_Task objective_
From the listing below, pull out every line where the string "page" appears.

Rows from a dataset of charts and code:
■ ■ ■ ■ ■

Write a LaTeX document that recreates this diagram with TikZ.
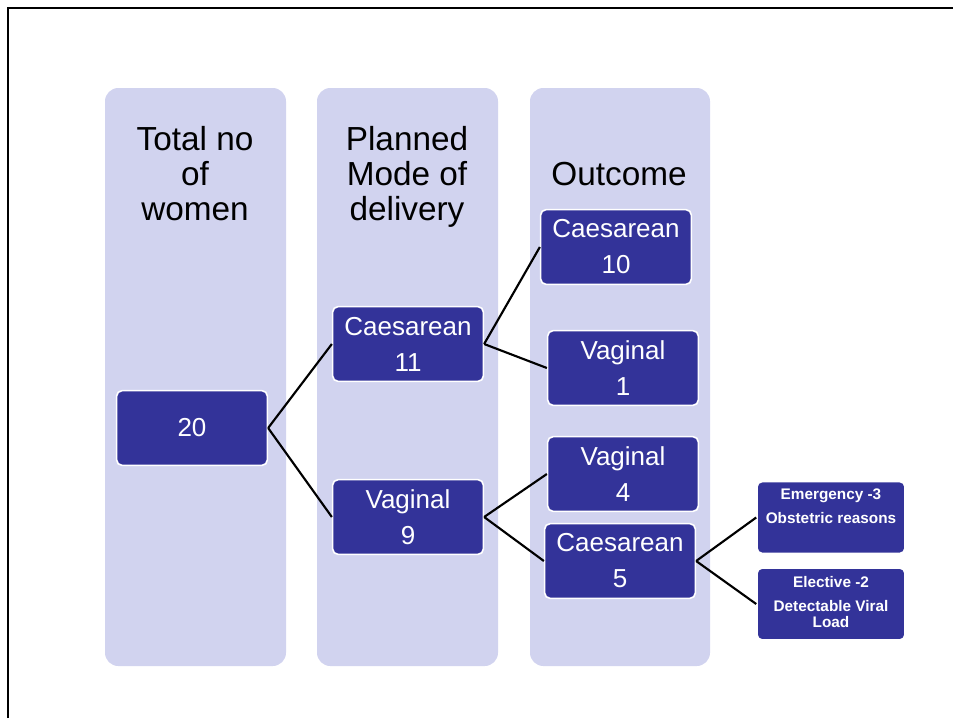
\documentclass[tikz,border=0pt]{standalone}
\usepackage{fontspec}
\setmainfont{Liberation Sans}
\definecolor{boxblue}{RGB}{51,51,153}
\definecolor{lanefill}{RGB}{209,211,239}
\begin{document}
\begin{tikzpicture}[x=0.75pt,y=-0.75pt,lane/.style={fill=lanefill,rounded corners=10pt},head/.style={anchor=north,align=center,inner sep=0pt,font=\fontsize{25}{26.25}\selectfont},stage/.style={draw=white,line width=1.2pt,fill=boxblue,rounded corners=4pt,minimum width=113pt,minimum height=56pt,inner sep=0pt,text=white,align=center,font=\fontsize{19.5}{27}\selectfont},reason/.style={stage,minimum width=111pt,minimum height=54pt},reasontxt/.style={anchor=north,inner sep=0pt,text=white,align=center,font=\bfseries\fontsize{11.5}{12}\selectfont},link/.style={line width=1.6pt}]
\def\ca{195};
\def\cb{407};
\def\cc{619};

\useasboundingbox (0,0) rectangle (953,718);
\draw[line width=1.7pt] (8,718) -- (8,8) -- (953,8);

\fill[lane] (105,88) rectangle (286,666);
\fill[lane] (317,88) rectangle (498,666);
\fill[lane] (530,88) rectangle (710,666);

\node[head] (hTotal) at (\ca,126) {Total no\\of\\women};
\node[head] (hPlan) at (\cb,126) {Planned\\Mode of\\delivery};
\node[head] (hOut) at (\cc,162) {Outcome};

\node[stage] (n20) at (192,428) {20};

\node[stage] (c11) at (408,344) {Caesarean\\11};
\draw[link] (n20.east) -- (c11.west);
\node[stage] (v9) at (408,517) {Vaginal\\9};
\draw[link] (n20.east) -- (v9.west);

\node[stage] (c10) at (616,247) {Caesarean\\10};
\draw[link] (c11.east) -- (c10.west);
\node[stage] (v1) at (623,368) {Vaginal\\1};
\draw[link] (c11.east) -- (v1.west);
\node[stage] (v4) at (623,474) {Vaginal\\4};
\draw[link] (v9.east) -- (v4.west);
\node[stage] (c5) at (620,561) {Caesarean\\5};
\draw[link] (v9.east) -- (c5.west);

\node[reason] (emerg) at (831,517.5) {};
\node[reasontxt] (emergT) at ([yshift=-6pt]emerg.north) {Emergency -3\\[6pt]Obstetric reasons};
\draw[link] (c5.east) -- (emerg.west);
\node[reason] (elect) at (831,604) {};
\node[reasontxt] (electT) at ([yshift=-6.5pt]elect.north) {Elective -2\\[6pt]Detectable Viral\\Load};
\draw[link] (c5.east) -- (elect.west);
\end{tikzpicture}
\end{document}
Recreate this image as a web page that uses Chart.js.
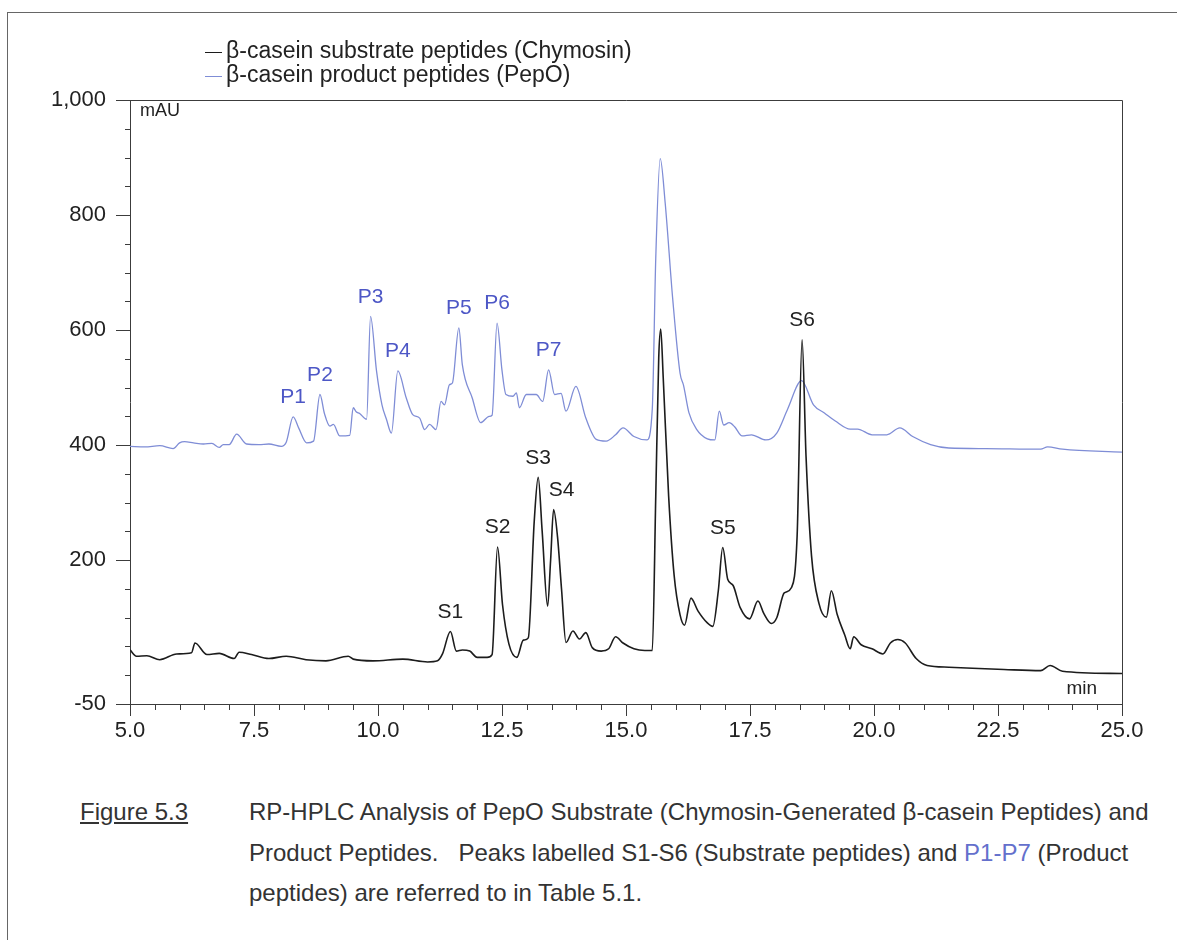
<!DOCTYPE html>
<html>
<head>
<meta charset="utf-8">
<script src="https://cdn.jsdelivr.net/npm/chart.js@4.4.1/dist/chart.umd.min.js"></script>
<style>
  body { margin: 0; background: #fff; font-family: "Liberation Sans", Arial, sans-serif; }
  #page { position: relative; width: 1177px; height: 940px; overflow: hidden; }
  #frame { position: absolute; left: 7px; top: 12px; width: 1200px; height: 960px; border: 1px solid #666; }
  #chart { position: absolute; left: 0; top: 0; }
  .cap { position: absolute; color: #333; font-size: 24px; line-height: 40.5px; white-space: nowrap; }
  .blue { color: #6470cc; }
</style>
</head>
<body>
<div id="page">
  <div id="frame"></div>
  <canvas id="chart" width="1177" height="760"></canvas>
  <div class="cap" style="left:80px; top:792px;"><u>Figure 5.3</u></div>
  <div class="cap" style="left:249px; top:792px;">
    RP-HPLC Analysis of PepO Substrate (Chymosin-Generated &beta;-casein Peptides) and<br>
    Product Peptides.&nbsp;&nbsp; Peaks labelled S1-S6 (Substrate peptides) and <span class="blue">P1-P7</span> (Product<br>
    peptides) are referred to in Table 5.1.
  </div>
</div>
<script>
// retention time (min) and absorbance (mAU) of the two traces
const substrateTime = [5.0, 5.13, 5.34, 5.6, 5.94, 6.24, 6.31, 6.55, 6.8, 7.1, 7.2, 7.45, 7.8, 8.15, 8.55, 8.95, 9.4, 9.5, 9.9, 10.5, 11.0, 11.2, 11.3, 11.46, 11.58, 11.7, 11.85, 12.0, 12.2, 12.3, 12.41, 12.51, 12.64, 12.8, 12.93, 13.03, 13.15, 13.23, 13.31, 13.42, 13.48, 13.54, 13.62, 13.7, 13.79, 13.93, 14.06, 14.19, 14.32, 14.5, 14.65, 14.79, 14.94, 15.16, 15.38, 15.53, 15.6, 15.66, 15.7, 15.75, 15.86, 15.97, 16.09, 16.18, 16.31, 16.45, 16.64, 16.75, 16.86, 16.95, 17.05, 17.16, 17.3, 17.49, 17.66, 17.78, 17.93, 18.04, 18.19, 18.34, 18.45, 18.55, 18.63, 18.74, 18.89, 19.04, 19.14, 19.26, 19.41, 19.52, 19.59, 19.74, 19.96, 20.18, 20.33, 20.48, 20.63, 20.85, 21.07, 21.51, 22.62, 23.36, 23.55, 23.8, 25.0];
const substrateMAU = [44, 33, 34, 27, 37, 39, 56, 36, 38, 29, 40, 36, 29, 33, 27, 25, 33, 28, 25, 28, 23, 25, 37, 76, 42, 44, 42, 31, 31, 36, 223, 123, 54, 31, 61, 65, 268, 344, 250, 120, 200, 288, 240, 150, 57, 77, 63, 74, 48, 42, 46, 67, 56, 46, 43, 43, 311, 552, 602, 518, 311, 174, 105, 87, 134, 112, 91, 85, 146, 222, 167, 156, 118, 98, 129, 107, 90, 100, 143, 153, 242, 583, 380, 208, 125, 101, 147, 105, 70, 46, 67, 53, 46, 37, 56, 62, 56, 29, 17, 14, 10, 8, 17, 7, 3];

const productTime = [5.0, 5.3, 5.6, 5.87, 6.0, 6.1, 6.28, 6.48, 6.65, 6.8, 6.88, 7.0, 7.15, 7.35, 7.6, 7.8, 8.05, 8.15, 8.29, 8.4, 8.56, 8.7, 8.83, 8.92, 9.03, 9.1, 9.23, 9.43, 9.5, 9.56, 9.63, 9.77, 9.85, 9.97, 10.08, 10.17, 10.27, 10.4, 10.57, 10.7, 10.84, 10.94, 11.04, 11.17, 11.27, 11.34, 11.44, 11.5, 11.63, 11.7, 11.9, 12.07, 12.24, 12.3, 12.4, 12.5, 12.58, 12.72, 12.79, 12.85, 12.99, 13.19, 13.32, 13.44, 13.56, 13.69, 13.79, 13.99, 14.19, 14.4, 14.6, 14.79, 14.94, 15.16, 15.42, 15.53, 15.6, 15.69, 15.79, 15.94, 16.09, 16.16, 16.27, 16.42, 16.64, 16.79, 16.88, 16.97, 17.08, 17.19, 17.34, 17.53, 17.82, 18.04, 18.26, 18.54, 18.78, 19.0, 19.22, 19.52, 19.67, 19.96, 20.26, 20.52, 20.78, 21.14, 21.51, 22.25, 23.36, 23.5, 23.8, 25.0];
const productMAU = [398, 397, 399, 394, 404, 406, 404, 402, 403, 396, 401, 401, 419, 402, 401, 402, 398, 405, 449, 430, 404, 407, 488, 455, 433, 436, 416, 417, 465, 458, 455, 445, 624, 529, 470, 445, 421, 529, 482, 453, 447, 427, 436, 427, 476, 470, 505, 508, 604, 540, 482, 439, 450, 452, 612, 530, 488, 485, 491, 465, 488, 488, 476, 531, 488, 490, 459, 502, 447, 410, 407, 418, 430, 415, 409, 463, 725, 898, 821, 656, 525, 504, 456, 428, 411, 409, 459, 435, 439, 432, 416, 418, 409, 421, 463, 512, 470, 456, 442, 428, 428, 418, 418, 430, 415, 401, 395, 394, 393, 397, 393, 388];

// named peaks (retention time of each apex)
const substratePeaks = ['S1', 'S2', 'S3', 'S4', 'S5', 'S6'];
const substratePeakTimes = [11.46, 12.41, 13.23, 13.54, 16.95, 18.55];
const productPeaks = ['P1', 'P2', 'P3', 'P4', 'P5', 'P6', 'P7'];
const productPeakTimes = [8.29, 8.83, 9.85, 10.4, 11.63, 12.4, 13.44];

// axis ticks
const xMajorTicks = [5.0, 7.5, 10.0, 12.5, 15.0, 17.5, 20.0, 22.5, 25.0];
const yMajorTicks = [-50, 200, 400, 600, 800, 1000];

const BLACK = '#1c1c1c';
const BLUE = '#7f8dd6';
const LABEL_BLUE = '#4d57c6';
const AXIS = '#3c3c3c';
const FONT = '"Liberation Sans", Arial, sans-serif';

function toPoints(xs, ys) {
  return xs.map((x, i) => ({ x: x, y: ys[i] }));
}

// minor ticks, plot frame, unit captions, peak names and the legend
const decorations = {
  id: 'decorations',
  afterDraw(chart) {
    const ctx = chart.ctx;
    const area = chart.chartArea;
    const xs = chart.scales.x;
    const ys = chart.scales.y;
    ctx.save();
    ctx.strokeStyle = AXIS;
    ctx.lineWidth = 1;

    // box: top and right edges
    ctx.beginPath();
    ctx.moveTo(area.left, area.top + 0.5);
    ctx.lineTo(area.right + 0.5, area.top + 0.5);
    ctx.lineTo(area.right + 0.5, area.bottom);
    ctx.stroke();

    // minor ticks every 50 mAU and every 0.5 min
    ctx.beginPath();
    for (let v = -50; v <= 1000; v += 50) {
      if (yMajorTicks.includes(v)) continue;
      const py = Math.round(ys.getPixelForValue(v)) + 0.5;
      ctx.moveTo(area.left - 5, py);
      ctx.lineTo(area.left, py);
    }
    for (let t = 5; t <= 25.001; t += 0.5) {
      if (xMajorTicks.some(m => Math.abs(m - t) < 1e-6)) continue;
      const px = Math.round(xs.getPixelForValue(t)) + 0.5;
      ctx.moveTo(px, area.bottom);
      ctx.lineTo(px, area.bottom + 6);
    }
    ctx.stroke();

    ctx.fillStyle = '#222';
    ctx.font = '18px ' + FONT;
    ctx.textBaseline = 'middle';
    ctx.textAlign = 'left';
    ctx.fillText('mAU', area.left + 10, area.top + 11);
    ctx.textAlign = 'right';
    ctx.font = '19px ' + FONT;
    ctx.fillText('min', area.right - 25, area.bottom - 15);

    // peak names above each apex
    const drawPeaks = (dsIndex, names, times, color) => {
      const meta = chart.getDatasetMeta(dsIndex);
      const pts = chart.data.datasets[dsIndex].data;
      ctx.fillStyle = color;
      ctx.font = '21px ' + FONT;
      ctx.textAlign = 'center';
      ctx.textBaseline = 'bottom';
      names.forEach((name, k) => {
        let best = 0;
        pts.forEach((p, i) => {
          if (Math.abs(p.x - times[k]) < Math.abs(pts[best].x - times[k])) best = i;
        });
        const el = meta.data[best];
        const shift = name === 'S4' ? 8 : 0;
        ctx.fillText(name, el.x + shift, el.y - 9);
      });
    };
    drawPeaks(0, substratePeaks, substratePeakTimes, '#222');
    drawPeaks(1, productPeaks, productPeakTimes, LABEL_BLUE);

    // legend
    ctx.font = '23px ' + FONT;
    ctx.textAlign = 'left';
    ctx.textBaseline = 'middle';
    chart.data.datasets.forEach((ds, i) => {
      const ly = 52 + i * 24;
      ctx.strokeStyle = ds.borderColor;
      ctx.lineWidth = 1;
      ctx.beginPath();
      ctx.moveTo(205, ly + 0.5);
      ctx.lineTo(222, ly + 0.5);
      ctx.stroke();
      ctx.fillStyle = '#222';
      ctx.fillText(ds.label, 226, ly);
    });
    ctx.restore();
  }
};

const ctx = document.getElementById('chart').getContext('2d');
new Chart(ctx, {
  type: 'line',
  data: {
    datasets: [
      {
        label: '\u03B2-casein substrate peptides (Chymosin)',
        data: toPoints(substrateTime, substrateMAU),
        borderColor: BLACK,
        borderWidth: 1.6,
        pointRadius: 0,
        cubicInterpolationMode: 'monotone',
        fill: false
      },
      {
        label: '\u03B2-casein product peptides (PepO)',
        data: toPoints(productTime, productMAU),
        borderColor: BLUE,
        borderWidth: 1.3,
        pointRadius: 0,
        cubicInterpolationMode: 'monotone',
        fill: false
      }
    ]
  },
  options: {
    responsive: false,
    animation: false,
    layout: { padding: { top: 100, right: 55, left: 0, bottom: 0 } },
    plugins: { legend: { display: false }, tooltip: { enabled: false } },
    scales: {
      x: {
        type: 'linear',
        min: 5,
        max: 25,
        afterBuildTicks: s => { s.ticks = xMajorTicks.map(v => ({ value: v })); },
        afterFit: s => { s.height = 56; },
        ticks: {
          callback: v => Number(v).toFixed(1),
          color: '#222',
          font: { family: FONT, size: 22 },
          padding: 2,
          maxRotation: 0
        },
        grid: { drawOnChartArea: false, tickLength: 12, color: AXIS },
        border: { color: AXIS, width: 1 }
      },
      y: {
        type: 'linear',
        min: -50,
        max: 1000,
        afterBuildTicks: s => { s.ticks = yMajorTicks.map(v => ({ value: v })); },
        afterFit: s => { s.width = 130; },
        ticks: {
          callback: v => Number(v).toLocaleString('en-US'),
          color: '#222',
          font: { family: FONT, size: 22 },
          padding: 10
        },
        grid: { drawOnChartArea: false, tickLength: 14, color: AXIS },
        border: { color: AXIS, width: 1 }
      }
    }
  },
  plugins: [decorations]
});
</script>
</body>
</html>
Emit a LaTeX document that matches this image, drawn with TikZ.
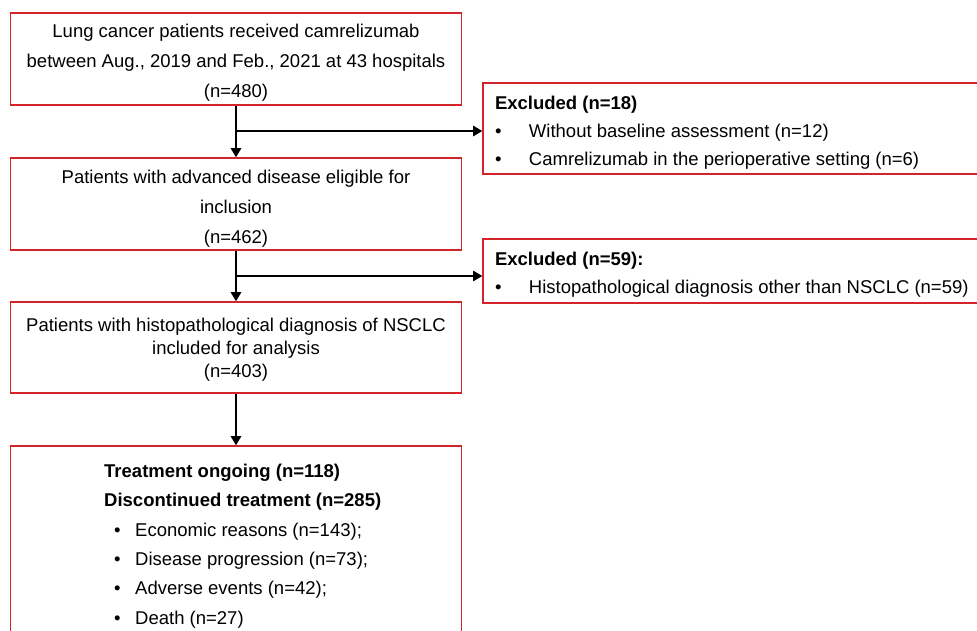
\documentclass[tikz,border=0pt]{standalone}
\usepackage{fontspec}
\setmainfont{Liberation Sans}
\usetikzlibrary{arrows.meta}
\definecolor{boxred}{RGB}{212,36,42}
\tikzset{
  flowbox/.style={draw=boxred, line width=1.6pt, minimum width=451pt, text width=451pt, inner sep=0pt, align=flush center, text height=21.5pt},
  sidebox/.style={draw=boxred, line width=1.6pt, minimum width=512pt, inner xsep=12pt, inner ysep=0pt, text width=488pt, align=flush left, text height=21.5pt, font=\fontsize{18.5}{27.8}\selectfont},
  flowarrow/.style={line width=1.3pt, -{Triangle[width=10.5pt,length=9pt]}}
}
\newcommand{\bul}{\makebox[34pt][l]{\textbullet}}
\newcommand{\subbul}{\hspace*{10pt}\makebox[21pt][l]{\textbullet}}

\begin{document}
\begin{tikzpicture}[x=1pt, y=-1pt, font=\fontsize{18.5}{30}\selectfont]
\clip (0,0) rectangle (977,631);
% main column
\node [flowbox, minimum height=92pt] (start) at (236,59) {Lung cancer patients received camrelizumab\\between Aug., 2019 and Feb., 2021 at 43 hospitals\\(n=480)};
\node [flowbox, minimum height=92pt, text height=23.5pt] (eligible) at (236,204) {Patients with advanced disease eligible for\\inclusion\\(n=462)};
\node [flowbox, minimum height=91pt, text height=17.5pt, font=\fontsize{18.5}{23}\selectfont] (nsclc) at (236,347.5) {Patients with histopathological diagnosis of NSCLC\\included for analysis\\(n=403)};
\node [flowbox, minimum height=192pt] (outcome) at (236,542) {};
\node [anchor=north west, align=left, inner sep=0pt, font=\fontsize{18.5}{29.3}\selectfont] (reasons) at (104,464) {\textbf{Treatment ongoing (n=118)}\\\textbf{Discontinued treatment (n=285)}\\\subbul Economic reasons (n=143);\\\subbul Disease progression (n=73);\\\subbul Adverse events (n=42);\\\subbul Death (n=27)};
% exclusions
\node [sidebox, minimum height=91pt] (excl1) at (739,128.5) {\textbf{Excluded (n=18)}\\\bul Without baseline assessment (n=12)\\\bul Camrelizumab in the perioperative setting (n=6)};
\node [sidebox, minimum height=64pt] (excl2) at (739,271) {\textbf{Excluded (n=59):}\\\bul Histopathological diagnosis other than NSCLC (n=59)};
% arrows
\coordinate (split1) at (236,131);
\coordinate (split2) at (236,276);
\draw [flowarrow] (start.south) -- (eligible.north);
\draw [flowarrow] (split1) -- (split1 -| excl1.west);
\draw [flowarrow] (eligible.south) -- (nsclc.north);
\draw [flowarrow] (split2) -- (split2 -| excl2.west);
\draw [flowarrow] (nsclc.south) -- (outcome.north);
\end{tikzpicture}
\end{document}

■ ■ ■ ■ ■

_Reply to the task_
Recreate this image as a web page that uses Chart.js.
  #page { position: relative; width: 1177px; height: 940px; overflow: hidden; }
<div id="page">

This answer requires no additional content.